Erdoğan agace l'Ouest au plus haut point
La violence des réactions suscitées par la photo en Allemagne reflète la susceptibilité de l'Occident à l'endroit d'Erdoğan, pointe le portail T24 :
«En Turquie ces dernières années, les droits et les libertés fondamentales ont été supprimés, les piliers de la démocratie et les règles de la séparation des pouvoirs ont été anéantis, etc. etc. … L'Allemagne, et en somme l'ensemble du monde occidental, en impute la responsabilité à Erdoğan. Aujourd'hui, dans le monde occidental, la moindre étincelle suffit à déchaîner tous les diables contre la Turquie et contre Erdoğan. Au fond, ce n'est jamais qu'une photo. Mais désormais, une banale photo suffit à soulever un tourbillon de poussière. C'est le triste état dans lequel se trouve actuellement la Turquie.»
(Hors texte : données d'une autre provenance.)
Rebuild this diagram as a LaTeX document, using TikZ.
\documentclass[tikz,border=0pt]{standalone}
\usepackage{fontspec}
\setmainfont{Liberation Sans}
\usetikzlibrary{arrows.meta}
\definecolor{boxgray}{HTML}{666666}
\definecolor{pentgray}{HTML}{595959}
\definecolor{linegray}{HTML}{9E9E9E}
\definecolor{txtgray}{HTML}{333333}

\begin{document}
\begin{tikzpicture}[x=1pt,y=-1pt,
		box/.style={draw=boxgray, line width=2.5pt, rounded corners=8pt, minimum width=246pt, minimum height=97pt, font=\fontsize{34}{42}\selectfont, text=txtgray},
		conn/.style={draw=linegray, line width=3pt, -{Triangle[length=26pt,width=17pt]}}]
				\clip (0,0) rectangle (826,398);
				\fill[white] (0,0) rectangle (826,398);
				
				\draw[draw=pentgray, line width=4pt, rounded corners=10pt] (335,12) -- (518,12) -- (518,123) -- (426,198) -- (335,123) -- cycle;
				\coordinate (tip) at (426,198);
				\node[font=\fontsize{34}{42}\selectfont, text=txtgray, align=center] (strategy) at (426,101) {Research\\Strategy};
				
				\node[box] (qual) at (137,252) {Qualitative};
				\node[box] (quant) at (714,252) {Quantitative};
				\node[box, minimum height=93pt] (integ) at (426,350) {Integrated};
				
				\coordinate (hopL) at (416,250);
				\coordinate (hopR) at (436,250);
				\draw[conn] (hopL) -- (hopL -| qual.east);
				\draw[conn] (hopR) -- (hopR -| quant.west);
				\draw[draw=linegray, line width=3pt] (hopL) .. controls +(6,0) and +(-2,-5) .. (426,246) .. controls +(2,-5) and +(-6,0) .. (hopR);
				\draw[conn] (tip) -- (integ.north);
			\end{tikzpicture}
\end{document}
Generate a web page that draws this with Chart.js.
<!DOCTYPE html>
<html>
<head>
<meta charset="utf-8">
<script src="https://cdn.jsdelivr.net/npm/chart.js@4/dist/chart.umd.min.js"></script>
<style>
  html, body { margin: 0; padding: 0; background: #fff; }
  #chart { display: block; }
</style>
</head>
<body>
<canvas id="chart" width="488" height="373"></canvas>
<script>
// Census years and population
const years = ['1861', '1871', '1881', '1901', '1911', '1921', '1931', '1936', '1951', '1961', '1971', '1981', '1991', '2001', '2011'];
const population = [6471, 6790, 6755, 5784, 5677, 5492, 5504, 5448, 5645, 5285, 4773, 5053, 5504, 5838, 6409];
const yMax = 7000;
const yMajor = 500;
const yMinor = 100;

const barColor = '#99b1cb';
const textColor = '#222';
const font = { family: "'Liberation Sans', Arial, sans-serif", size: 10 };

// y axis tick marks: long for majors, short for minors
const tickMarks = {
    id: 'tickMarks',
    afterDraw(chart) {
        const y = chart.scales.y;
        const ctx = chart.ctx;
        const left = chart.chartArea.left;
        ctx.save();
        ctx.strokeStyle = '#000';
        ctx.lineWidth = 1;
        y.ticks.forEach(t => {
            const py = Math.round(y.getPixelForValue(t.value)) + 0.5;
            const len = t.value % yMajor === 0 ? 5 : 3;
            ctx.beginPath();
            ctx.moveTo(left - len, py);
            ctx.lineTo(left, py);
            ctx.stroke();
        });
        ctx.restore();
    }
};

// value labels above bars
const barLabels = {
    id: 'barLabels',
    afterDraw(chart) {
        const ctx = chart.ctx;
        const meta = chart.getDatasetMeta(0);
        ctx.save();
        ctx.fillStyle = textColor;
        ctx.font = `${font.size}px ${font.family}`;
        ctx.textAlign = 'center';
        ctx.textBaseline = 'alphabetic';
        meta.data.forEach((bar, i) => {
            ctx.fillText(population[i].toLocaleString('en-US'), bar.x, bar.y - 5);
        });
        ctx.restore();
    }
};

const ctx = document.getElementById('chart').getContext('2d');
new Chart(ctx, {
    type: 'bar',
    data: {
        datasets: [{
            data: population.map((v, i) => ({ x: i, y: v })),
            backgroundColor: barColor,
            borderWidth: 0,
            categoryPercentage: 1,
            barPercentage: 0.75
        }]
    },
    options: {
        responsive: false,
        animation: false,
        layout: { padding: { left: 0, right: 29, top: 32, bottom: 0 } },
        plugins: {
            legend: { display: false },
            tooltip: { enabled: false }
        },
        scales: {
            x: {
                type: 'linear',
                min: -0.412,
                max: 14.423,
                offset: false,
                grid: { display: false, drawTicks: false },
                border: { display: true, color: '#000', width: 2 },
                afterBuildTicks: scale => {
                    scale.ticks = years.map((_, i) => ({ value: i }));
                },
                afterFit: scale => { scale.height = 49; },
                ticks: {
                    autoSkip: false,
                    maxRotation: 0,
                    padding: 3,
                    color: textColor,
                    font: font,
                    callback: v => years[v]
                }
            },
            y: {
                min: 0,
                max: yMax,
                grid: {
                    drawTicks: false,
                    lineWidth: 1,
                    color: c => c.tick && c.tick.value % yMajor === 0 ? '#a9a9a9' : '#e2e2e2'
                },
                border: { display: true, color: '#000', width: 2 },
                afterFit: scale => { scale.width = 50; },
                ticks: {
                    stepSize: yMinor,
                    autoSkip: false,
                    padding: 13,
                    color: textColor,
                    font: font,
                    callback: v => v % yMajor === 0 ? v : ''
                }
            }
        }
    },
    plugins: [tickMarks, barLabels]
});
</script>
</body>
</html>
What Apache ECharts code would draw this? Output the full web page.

Les joueurs de l'équipe nationale doivent être loyaux
Pour Berliner Zeitung, les membres de l'équipe allemande doivent se montrer plus loyaux que ne l'on fait Özil et Gündoğan :
«Il n'est pas ici question d'exiger des membres de la Mannschaft un patriotisme exalté. On ne demande pas à Özil et Gündoğan de souffler dans les voiles du nationalisme qui ressurgit en Allemagne, en Europe et dans le reste du monde. … Et pourtant : on est tout à fait en droit d'attendre des joueurs qui portent le maillot d'un pays et dont il chantent l'hymne (ou ne le chantent pas, en l'occurrence) qu'ils ressentent pour ce pays un certain attachement. Une équipe nationale est bien plus qu'un club. Par ailleurs, l'hymne national célèbre le 'droit et la liberté' - deux valeurs qui n'ont pas vraiment la cote sur les rives du Bosphore actuellement. Si les deux joueurs rappelés à l'ordre sont incapables de ressentir cet attachement et si leur cœur bat pour la Turquie, ils ne devraient pas faire partie de l'équipe allemande.»
Deux poids, deux mesures
Die Presse pointe pour sa part l'hypocrisie de la critique adressée aux joueurs d'origine turque de la Mannschaft :
«Il va sans dire qu'il n'était pas très intelligent de la part d'Özil et de Gündoğan de se laisser instrumentaliser par Erdoğan dans le cadre de sa campagne électorale. … Dans le régime qu'il dirige, une foule de journalistes, de politiques d'opposition et d'autres indésirables ont été arrêtés pour des accusations sans teneur. La Turquie ne cesse de s'éloigner des normes d'une démocratie et d'un Etat de droit. Et pourtant, la critique qui bouillonne en Allemagne contre Özil et Gündoğan a aussi quelque chose d'extrêmement sournois. On reproche aux deux footballeurs d'avoir fait des courbettes à un despote. Or jusqu'à récemment, l'armée de ce même despote était approvisionnée en armes et en matériel par des entreprises d'armement allemandes. Et c'est avec ce despote qu'elle mène des négociations politiques.»